Numerical modeling and simulation of macro- to microscale chip considering size effect for optimum milling characteristics of AA2024T351

This research work deals with the numerical modeling and analysis of macro- to microscaled milling of a strain rate-sensitive alloy AA2024T351. The milling computations of a semicircular slot are performed in Abaqus/Explicit by employing the Johnson–Cook thermo-elasto viscoplastic material damage model. The Coulomb friction model is applied at the contact interfaces of work piece and cutting tool. Due to the simultaneous effect of cutting feed and angular speed (ωr), the geometry of uncut chip is modeled with variable section thickness to adapt the trochoidal path. The configuration of the uncut chip undertakes the macro- to micromilling effect. This research effort uniquely explains a comprehensive modeling and milling computations at macro- to microscales to identify the imperative milling characteristics. The presented formulation in form of the modified Johnson–Cook constitutive equation explains the size effect during micromilling.
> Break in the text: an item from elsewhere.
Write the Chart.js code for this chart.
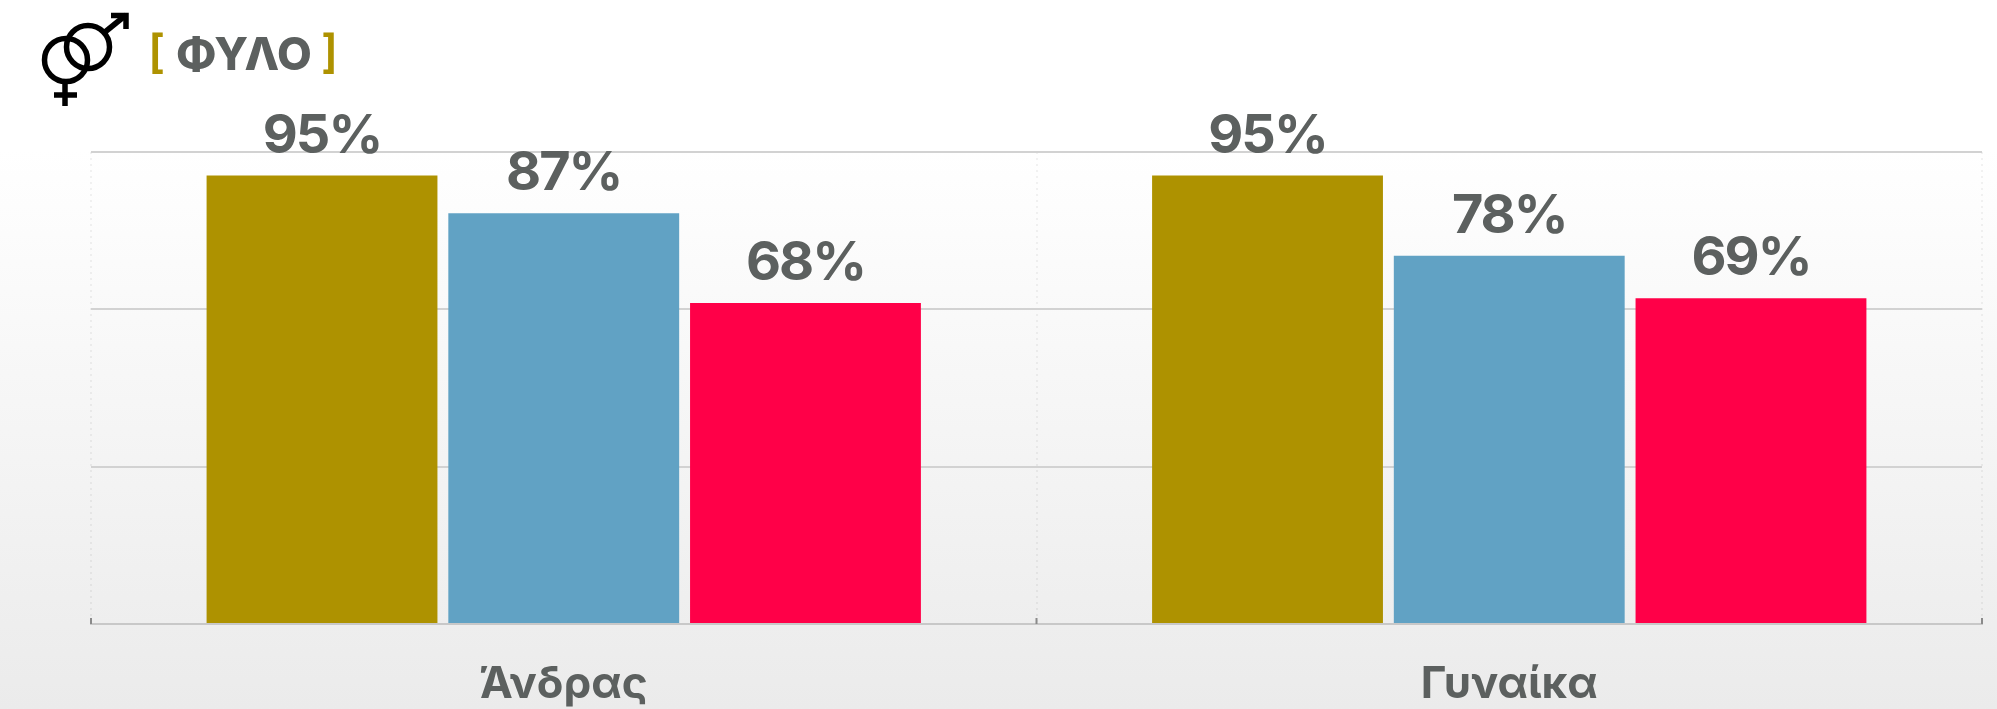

A parametric sensitivity analysis is performed with four different cutting speeds (500, 600, 700, and 800 m/min) and two contact friction coefficients (0.2 and 0.3) while keeping the feed rate constant (0.2 mm/teeth). It was observed that cutting speed and contract friction coefficient play a pivotal role in cutting reaction force and chip–tool interface temperature. A temperature in the range of 141–167 °C is predicted with different cutting speeds. The percentage deviations of the simulated cutting forces from the published experimental results are found promising. The estimated deviation may be because of compromising some imperative factors in numerical model, such as cutter vibrations, tool wear effect, tool run-out, and limitations, to develop an exact trochoidal trajectory.